Obesity has become a threat to global metabolic health. Obesity rates have risen to 511 million people with a body mass index (BMI) > 30 in 2010 and are estimated to rise to 1 billion people by 2030. The Obesity Federation has developed a disability-adjusted life years (DALYs) index, which measures the number of years lost due to premature mortality and/or ill-health. One-fifth of DALYs can be attributed to high BMI, indicating that obesity is the leading factor in most non-communicable diseases (“World Obesity Atlas, 2022,” 2022). Obesity induces a pro-inflammatory environment that can cause a condition known as “leaky gut”, which in turn results in an increase in the passage of inflammatory substances into the bloodstream, leading to direct pro-inflammatory effects on the whole organism (Kobayashi et al., 2022; Martín-Mateos and Albillos, 2021). Furthermore, parental obesity predisposes offspring to several changes that affect metabolism and function of various systems throughout life. The aim of this work was to study whether the fetuses and offspring of overweight rats display intestinal anomalies related to intestinal inflammatory conditions. Furthermore, since this offspring develops fatty liver (Heinecke et al., 2020; Mazzucco et al., 2016), we aimed to study whether intestinal impairments induced by maternal metabolic programming lead to abnormalities in incretin and glucose homeostasis that may aggravate the liver pathology.

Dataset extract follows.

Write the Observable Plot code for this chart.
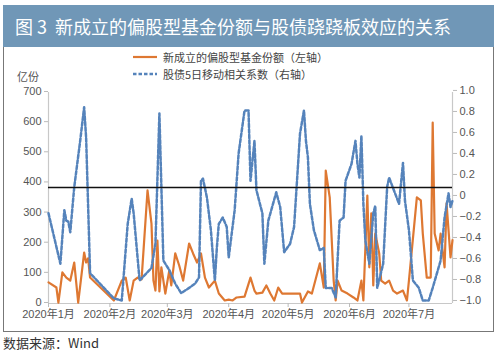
<!DOCTYPE html>
<html>
<head>
<meta charset="utf-8">
<script src="https://cdn.jsdelivr.net/npm/d3@7"></script>
<script src="https://cdn.jsdelivr.net/npm/@observablehq/plot@0.6"></script>
<style>
  html, body { margin: 0; padding: 0; background: #fff; }
  body { width: 500px; height: 351px; position: relative; overflow: hidden;
         font-family: "Liberation Sans", "Noto Sans CJK SC", sans-serif; }
  #header { position: absolute; left: 3px; top: 5px; width: 491px; height: 42px;
            background: #7097b7; color: #fff; font-size: 18px; line-height: 42px;
            font-family: "Noto Sans CJK SC", sans-serif; padding-left: 12px; box-sizing: border-box; }
  #box { position: absolute; left: 3px; top: 47px; width: 491px; height: 285px;
         border: 1px solid #777; border-top: none; box-sizing: border-box; }
  .leg { position: absolute; left: 133px; font-size: 11px; color: #444;
         font-family: "Noto Sans CJK SC", sans-serif; display: flex; align-items: center; }
  .leg svg { margin-right: 6px; }
  #unit { position: absolute; left: 17px; top: 68px; font-size: 11px; color: #555;
          font-family: "Noto Sans CJK SC", sans-serif; }
  #chart { position: absolute; left: 0; top: 80px; }
  #caption { position: absolute; left: 3px; top: 333px; font-size: 13px; color: #333;
             font-family: "Noto Sans CJK SC", sans-serif; }
</style>
</head>
<body>
<div id="header">图 3&nbsp;&nbsp;新成立的偏股型基金份额与股债跷跷板效应的关系</div>
<div id="box"></div>
<div class="leg" style="top:49px"><svg width="24" height="6"><line x1="0" y1="3" x2="24" y2="3" stroke="#de7832" stroke-width="2.2"/></svg>新成立的偏股型基金份额（左轴）</div>
<div class="leg" style="top:66px"><svg width="24" height="6"><line x1="0" y1="3" x2="24" y2="3" stroke="#5583bb" stroke-width="2.5" stroke-dasharray="3.5,2"/></svg>股债5日移动相关系数（右轴）</div>
<div id="unit">亿份</div>
<div id="chart"></div>
<div id="caption">数据来源：Wind</div>
<script>
// 新成立的偏股型基金份额（亿份，左轴）
const fundDates = [
  "2020-01-02","2020-01-06","2020-01-07","2020-01-09","2020-01-11","2020-01-13","2020-01-15","2020-01-17",
  "2020-01-20","2020-01-21","2020-01-22","2020-01-23","2020-02-04","2020-02-08","2020-02-10","2020-02-12",
  "2020-02-14","2020-02-16","2020-02-18","2020-02-21","2020-02-23","2020-02-24","2020-02-25","2020-02-26",
  "2020-02-27","2020-02-28","2020-03-01","2020-03-03","2020-03-04","2020-03-06","2020-03-08","2020-03-10",
  "2020-03-13","2020-03-15","2020-03-17","2020-03-19","2020-03-21","2020-03-23","2020-03-26","2020-03-28",
  "2020-03-31","2020-04-02","2020-04-04","2020-04-06","2020-04-10","2020-04-13","2020-04-15","2020-04-16",
  "2020-04-19","2020-04-21","2020-04-23","2020-04-25","2020-04-27","2020-04-29","2020-05-01","2020-05-04",
  "2020-05-08","2020-05-09","2020-05-12","2020-05-14","2020-05-18","2020-05-20","2020-05-21","2020-05-23",
  "2020-05-25","2020-05-26","2020-05-27","2020-05-29","2020-06-01","2020-06-04","2020-06-06","2020-06-08",
  "2020-06-09","2020-06-11","2020-06-12","2020-06-13","2020-06-14","2020-06-15","2020-06-17","2020-06-18",
  "2020-06-20","2020-06-22","2020-06-24","2020-06-26","2020-06-29","2020-07-01","2020-07-02","2020-07-06",
  "2020-07-08","2020-07-09","2020-07-11","2020-07-13","2020-07-14","2020-07-15","2020-07-17","2020-07-18",
  "2020-07-20","2020-07-21","2020-07-23","2020-07-24"
];
const fundValues = [
  70, 53, 3, 103, 86, 76, 136, 3,
  169, 136, 150, 86, 10, 76, 86, 10,
  76, 86, 80, 375, 265, 76, 43, 209,
  40, 120, 33, 110, 60, 166, 126, 76,
  199, 166, 136, 166, 86, 53, 76, 33,
  10, 13, 10, 20, 23, 86, 43, 33,
  36, 60, 33, 10, 53, 33, 33, 33,
  33, 3, 40, 33, 133, 53, 441, 352,
  76, 10, 76, 43, 33, 20, 10, 76,
  10, 358, 120, 299, 60, 232, 166, 76,
  66, 76, 43, 33, 43, 10, 76, 352,
  342, 232, 86, 86, 600, 232, 176, 232,
  120, 332, 153, 210
];

// 股债5日移动相关系数（右轴）
const corrDates = [
  "2020-01-02","2020-01-08","2020-01-10","2020-01-11","2020-01-12","2020-01-13","2020-01-15","2020-01-18",
  "2020-01-20","2020-01-21","2020-01-23","2020-02-04","2020-02-08","2020-02-11","2020-02-13","2020-02-14",
  "2020-02-17","2020-02-23","2020-02-25","2020-02-27","2020-02-29","2020-03-03","2020-03-06","2020-03-09",
  "2020-03-13","2020-03-16","2020-03-18","2020-03-19","2020-03-20","2020-03-22","2020-03-24","2020-03-26",
  "2020-03-27","2020-03-28","2020-03-30","2020-04-01","2020-04-02","2020-04-05","2020-04-07","2020-04-10",
  "2020-04-12","2020-04-13","2020-04-15","2020-04-16","2020-04-19","2020-04-20","2020-04-22","2020-04-26",
  "2020-04-28","2020-04-30","2020-05-03","2020-05-05","2020-05-08","2020-05-10","2020-05-11","2020-05-12",
  "2020-05-13","2020-05-15","2020-05-18","2020-05-20","2020-05-21","2020-05-24","2020-05-26","2020-05-28",
  "2020-05-30","2020-05-31","2020-06-03","2020-06-05","2020-06-06","2020-06-07","2020-06-08","2020-06-09",
  "2020-06-10","2020-06-12","2020-06-14","2020-06-15","2020-06-16","2020-06-19","2020-06-21","2020-06-22",
  "2020-06-25","2020-06-27","2020-06-29","2020-06-30","2020-07-02","2020-07-04","2020-07-07","2020-07-09",
  "2020-07-12","2020-07-14","2020-07-18","2020-07-20","2020-07-22","2020-07-23","2020-07-24"
];
const corrValues = [
  -0.17, -0.65, -0.14, -0.24, -0.25, -0.35, 0.08, 0.52,
  0.84, 0.55, -0.74, -0.98, -1.0, -0.27, -0.03, -0.17,
  -0.81, -0.69, -0.46, 0.78, -0.62, -0.71, -0.84, -0.93,
  -0.88, -0.84, -0.78, 0.14, 0.16, -0.02, -0.33, -0.81,
  -0.5, -0.27, -0.21, -0.3, -0.59, -0.14, 0.40, 0.81,
  0.81, 0.14, 0.52, 0.05, -0.17, -0.65, -0.24, 0.03,
  -0.11, -0.54, -0.46, -0.30, 0.59, 0.81, 0.52, 0.36,
  -0.08, -0.33, -0.52, -0.5, -0.88, -0.88, -0.97, -0.24,
  -0.21, 0.14, 0.30, 0.52, 0.30, 0.17, 0.57, -0.08,
  -0.43, -0.65, -0.17, -0.1, -0.88, -0.65, 0.08, 0.17,
  0.02, -0.08, 0.31, -0.05, -0.33, -0.81, -0.88, -1.0,
  -1.0, -0.88, -0.62, -0.21, 0.02, -0.11, -0.05
];

const leftTicks = [0, 100, 200, 300, 400, 500, 600, 700];
const rightTicks = [1.0, 0.8, 0.6, 0.4, 0.2, 0, -0.2, -0.4, -0.6, -0.8, -1.0];
const rightTickLabels = ["1.0", "0.8", "0.6", "0.4", "0.2", "0", "\u22120.2", "\u22120.4", "\u22120.6", "\u22120.8", "\u22121.0"];
const monthTickDates = ["2020-01-02", "2020-02-02", "2020-03-02", "2020-04-02", "2020-05-02", "2020-06-02", "2020-07-02"];
const monthTickLabels = ["2020年1月", "2020年2月", "2020年3月", "2020年4月", "2020年5月", "2020年6月", "2020年7月"];
const xStart = "2020-01-02", xEnd = "2020-07-24";
const refLineValue = 385; // black horizontal line, left-axis units

// secondary axis mapped onto primary (left) scale
const rToLeft = r => 10 + (r + 1) * 348.4;

const fund = fundDates.map((d, i) => ({date: new Date(d), v: fundValues[i]}));
const corr = corrDates.map((d, i) => ({date: new Date(d), v: rToLeft(corrValues[i])}));
const rightMap = new Map(rightTicks.map((r, i) => [rToLeft(r), rightTickLabels[i]]));
const monthMap = new Map(monthTickDates.map((d, i) => [+new Date(d), monthTickLabels[i]]));

const chart = Plot.plot({
  width: 500,
  height: 242,
  marginLeft: 48,
  marginRight: 48,
  marginTop: 12,
  marginBottom: 19,
  style: {fontFamily: "'Liberation Sans', 'Noto Sans CJK SC', sans-serif", fontSize: "11px", color: "#555", background: "transparent"},
  x: {type: "utc", domain: [new Date(xStart), new Date(xEnd)]},
  y: {domain: [0, 700]},
  marks: [
    Plot.ruleX([new Date(xStart)], {stroke: "#c8c8c8", strokeWidth: 1.2}),
    Plot.ruleX([new Date(xEnd)], {stroke: "#c8c8c8", strokeWidth: 1.2}),
    Plot.ruleY([0], {stroke: "#c8c8c8", strokeWidth: 1.2}),
    Plot.axisY({ticks: leftTicks, tickSize: 4, tickPadding: 3, label: null, stroke: "#bbb", dy: -1, tickFormat: d => String(d)}),
    Plot.axisY({anchor: "right", ticks: rightTicks.map(rToLeft), tickSize: 4, tickPadding: 3, label: null, stroke: "#bbb",
                tickFormat: d => rightMap.get(d)}),
    Plot.axisX({ticks: monthTickDates.map(d => new Date(d)), tickSize: 4, tickPadding: 3, label: null, stroke: "#bbb",
                tickFormat: d => monthMap.get(+d)}),
    Plot.line(fund, {x: "date", y: "v", stroke: "#de7832", strokeWidth: 2.2, strokeLinejoin: "round"}),
    Plot.line(corr, {x: "date", y: "v", stroke: "#5583bb", strokeWidth: 2.5, strokeDasharray: "3.5,2"}),
    Plot.ruleY([refLineValue], {stroke: "#111", strokeWidth: 1.6})
  ]
});
document.getElementById("chart").appendChild(chart);
</script>
</body>
</html>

The intestine has many essential functions, including absorption and transport of nutrients into the portal circulation, excretion of metabolic-waste substances into the luminal compartment, maintenance of the immune barrier, interaction with the luminal microbiota and enteroendocrine function (Abdalqadir and Adeli, 2022; Chen et al., 2021; Gribble and Reimann, 2019). Enteroendocrine cells produce and secrete incretins into the bloodstream in response to the uptake of glucose, amino acids and lipids. Incretins, such as glucose-insulinotropic releasing peptide (GIP) and glucagon-like derived peptide 1 (GLP1), are small peptides secreted into the circulation that have an insulinotropic function. They induce insulin secretion and synthesis, preparing the body for the metabolic challenge of nutrients (Gribble and Reimann, 2019; Ko et al., 2020). Both incretins are translated as a primary transcript, pro-gip and pre-pro-glucagon (gcg) and then translated and post-translationally processed into GIP or GLP1, GLP2 and other peptides (Chiang et al., 2012; Holst, 2009; Martínez-Rodríguez and Gil, 2012). GLP2 lacks insulinotropic function but has been identified as the most important intestinotrophic peptide, because of its ability to stimulate the mucus production and to promote barrier function (Abdalqadir and Adeli, 2022).

During intrauterine and early postnatal life, individuals are exposed to the maternal environment. Maternal metabolic state, nutrition, inflammation and stressors such as contaminants or pathological and non-pathological microbiota modify the metabolic program that the organism will follow from that time on (Chen and Gur, 2019; Fernandez-Twinn et al., 2019; Gómez-Roig et al., 2021; Lindsay et al., 2019; Picó et al., 2021). During this stage of development, the epigenetic marks of the fetus/neonate are erased and re-established, creating an opportunity for the environment to modify the epigenome. The intestinal function of a developing individual is strongly dependent on the maternal nutrition, metabolic condition and microbiome. Offspring from women with obesity and animal models of obesity exhibit intestinal inflammation, increased permeability, and vulnerability to inflammatory-related intestinal pathologies (Castro-Rodríguez et al., 2021; Gruber et al., 2015; Słupecka-Ziemilska et al., 2021; Yan et al., 2011; Zhu et al., 2010). This work studies the intestinal impairments in the offspring from rats with overweight.